Controls are implemented through system design, deployment configuration, and operational processes rather than reliance on policy alone.

Infrastructure and platform security

Security controls begin at the infrastructure level and are inherited and reinforced through platform configuration.

Key elements include:

  • Segregated environments for development, testing, and production

  • Network isolation between core services, AI components, and integrations

  • Encryption of data at rest and in transit

  • Hardened runtime environments with minimal service exposure

Where cloud infrastructure is used, the platform leverages native security controls provided by the underlying environment. Where deployed in private or on-premise environments, equivalent controls are applied through infrastructure configuration.

Identity, access, and permissions

Access to Spero-ai is governed through role-based access controls aligned to organisational roles and responsibilities.

This includes:

  • Least-privilege access by default

  • Separation of administrative, operational, and user roles

  • Explicit permissions for sensitive actions and data access

  • Support for integration with organizational identity providers

Access controls are enforced consistently across user interfaces, APIs, and administrative functions. Privileged access is restricted and subject to additional logging and review.
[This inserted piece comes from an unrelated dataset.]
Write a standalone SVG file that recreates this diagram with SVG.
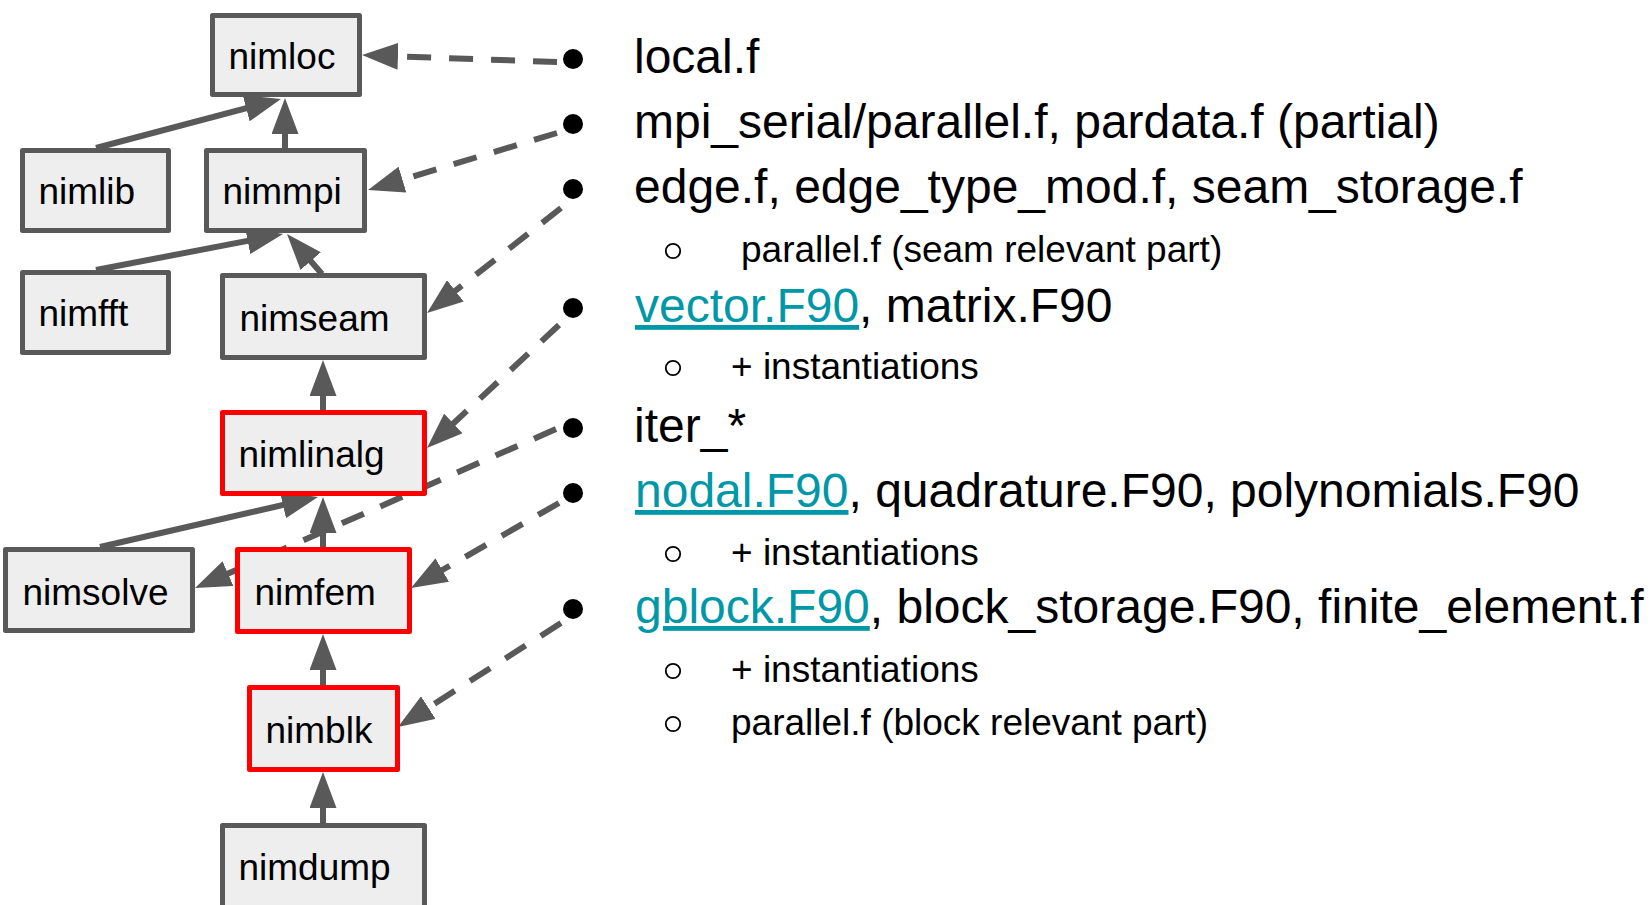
<svg xmlns="http://www.w3.org/2000/svg" width="1651" height="905" viewBox="0 0 1651 905">
<style>
.box{fill:#eeeeee;stroke:#595959;stroke-width:5;stroke-linejoin:round}
.red{stroke:#ff0000}
.lbl{font-family:"Liberation Sans",Arial,sans-serif;font-size:37px;fill:#000}
.solid{stroke:#595959;stroke-width:6;fill:none;marker-end:url(#ah)}
.dash{stroke:#595959;stroke-width:6;fill:none;stroke-dasharray:24 18;marker-end:url(#ah)}
.main{font-family:"Liberation Sans",Arial,sans-serif;font-size:48px;fill:#000}
.sub{font-family:"Liberation Sans",Arial,sans-serif;font-size:37px;fill:#000}
.link{fill:#0097a7;text-decoration:underline}
.dot{fill:#000}
.ring{fill:none;stroke:#000;stroke-width:1.8}
</style>
<defs>
<marker id="ah" markerUnits="userSpaceOnUse" markerWidth="36" markerHeight="27" refX="26" refY="13.5" orient="auto" viewBox="0 0 36 27">
<path d="M0,0 L36,13.5 L0,27 Z" fill="#595959"/>
</marker>
</defs>
<g id="connectors">
<line class="solid" x1="96" y1="148" x2="271.3" y2="101.6"/>
<line class="solid" x1="285" y1="148" x2="285" y2="108"/>
<line class="solid" x1="96" y1="270" x2="273.2" y2="235.9"/>
<line class="solid" x1="322" y1="274" x2="293.6" y2="241.5"/>
<line class="solid" x1="323" y1="410" x2="323" y2="370"/>
<line class="solid" x1="100" y1="547" x2="308.3" y2="499.2"/>
<line class="solid" x1="323" y1="547" x2="323" y2="507"/>
<line class="solid" x1="323" y1="685" x2="323" y2="644"/>
<line class="solid" x1="323" y1="823" x2="323" y2="782"/>
<line class="dash" x1="557" y1="62" x2="372" y2="55.4"/>
<line class="dash" x1="557" y1="133" x2="377.6" y2="187.1"/>
<line class="dash" x1="561" y1="208" x2="434.9" y2="306.8"/>
<line class="dash" x1="559" y1="325" x2="434.3" y2="441.2"/>
<line class="dash" x1="556" y1="429" x2="204.2" y2="584"/>
<line class="dash" x1="559" y1="503" x2="419.7" y2="583"/>
<line class="dash" x1="561" y1="623" x2="406.4" y2="721.6"/>
</g>
<g id="nimloc"><rect class="box" x="212.5" y="15.5" width="147" height="79"/><text class="lbl" x="228.5" y="69">nimloc</text></g>
<g id="nimlib"><rect class="box" x="22.5" y="150.5" width="146" height="80"/><text class="lbl" x="38.5" y="204">nimlib</text></g>
<g id="nimmpi"><rect class="box" x="206.5" y="150.5" width="158" height="80"/><text class="lbl" x="222.5" y="204">nimmpi</text></g>
<g id="nimfft"><rect class="box" x="22.5" y="272.5" width="146" height="80"/><text class="lbl" x="38.5" y="326">nimfft</text></g>
<g id="nimseam"><rect class="box" x="222.5" y="275.5" width="202" height="82"/><text class="lbl" x="239.5" y="331">nimseam</text></g>
<g id="nimlinalg"><rect class="box red" x="222.5" y="412.5" width="202" height="81"/><text class="lbl" x="238.5" y="467">nimlinalg</text></g>
<g id="nimsolve"><rect class="box" x="5.5" y="549.5" width="187" height="81"/><text class="lbl" x="22.5" y="605">nimsolve</text></g>
<g id="nimfem"><rect class="box red" x="237.5" y="549.5" width="172" height="82"/><text class="lbl" x="254.5" y="605">nimfem</text></g>
<g id="nimblk"><rect class="box red" x="249.5" y="687.5" width="148" height="82"/><text class="lbl" x="265.5" y="743">nimblk</text></g>
<g id="nimdump"><rect class="box" x="222.5" y="825.5" width="202" height="95"/><text class="lbl" x="238.5" y="880">nimdump</text></g>
<g id="list">
<circle class="dot" cx="573" cy="59" r="10"/>
<text class="main" x="634" y="73">local.f</text>
<circle class="dot" cx="573" cy="124" r="10"/>
<text class="main" x="634" y="138">mpi_serial/parallel.f, pardata.f (partial)</text>
<circle class="dot" cx="573" cy="189" r="10"/>
<text class="main" x="634" y="203">edge.f, edge_type_mod.f, seam_storage.f</text>
<circle class="ring" cx="673" cy="251" r="7.2"/>
<text class="sub" x="741" y="262">parallel.f (seam relevant part)</text>
<circle class="dot" cx="573" cy="308" r="10"/>
<text class="main" x="635" y="322"><tspan class="link">vector.F90</tspan>, matrix.F90</text>
<circle class="ring" cx="673" cy="368" r="7.2"/>
<text class="sub" x="731" y="379">+ instantiations</text>
<circle class="dot" cx="573" cy="428" r="10"/>
<text class="main" x="634" y="442">iter_*</text>
<circle class="dot" cx="573" cy="493" r="10"/>
<text class="main" x="635" y="507"><tspan class="link">nodal.F90</tspan>, quadrature.F90, polynomials.F90</text>
<circle class="ring" cx="673" cy="554" r="7.2"/>
<text class="sub" x="731" y="565">+ instantiations</text>
<circle class="dot" cx="573" cy="609" r="10"/>
<text class="main" x="635" y="623"><tspan class="link">gblock.F90</tspan>, block_storage.F90, finite_element.f</text>
<circle class="ring" cx="673" cy="671" r="7.2"/>
<text class="sub" x="731" y="682">+ instantiations</text>
<circle class="ring" cx="673" cy="724" r="7.2"/>
<text class="sub" x="731" y="735">parallel.f (block relevant part)</text>
</g>
</svg>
Logging, monitoring, and incident handling

Security-relevant events are logged to support monitoring, investigation, and audit.

This includes:

  • Authentication and authorization events

  • Data access and modification activity

  • Use of AI-assisted functions within workflows

  • Administrative and configuration changes

Logs are designed to support both operational monitoring and post-incident analysis. Incident handling procedures are aligned with organisational requirements and support coordinated response, containment, and review where required.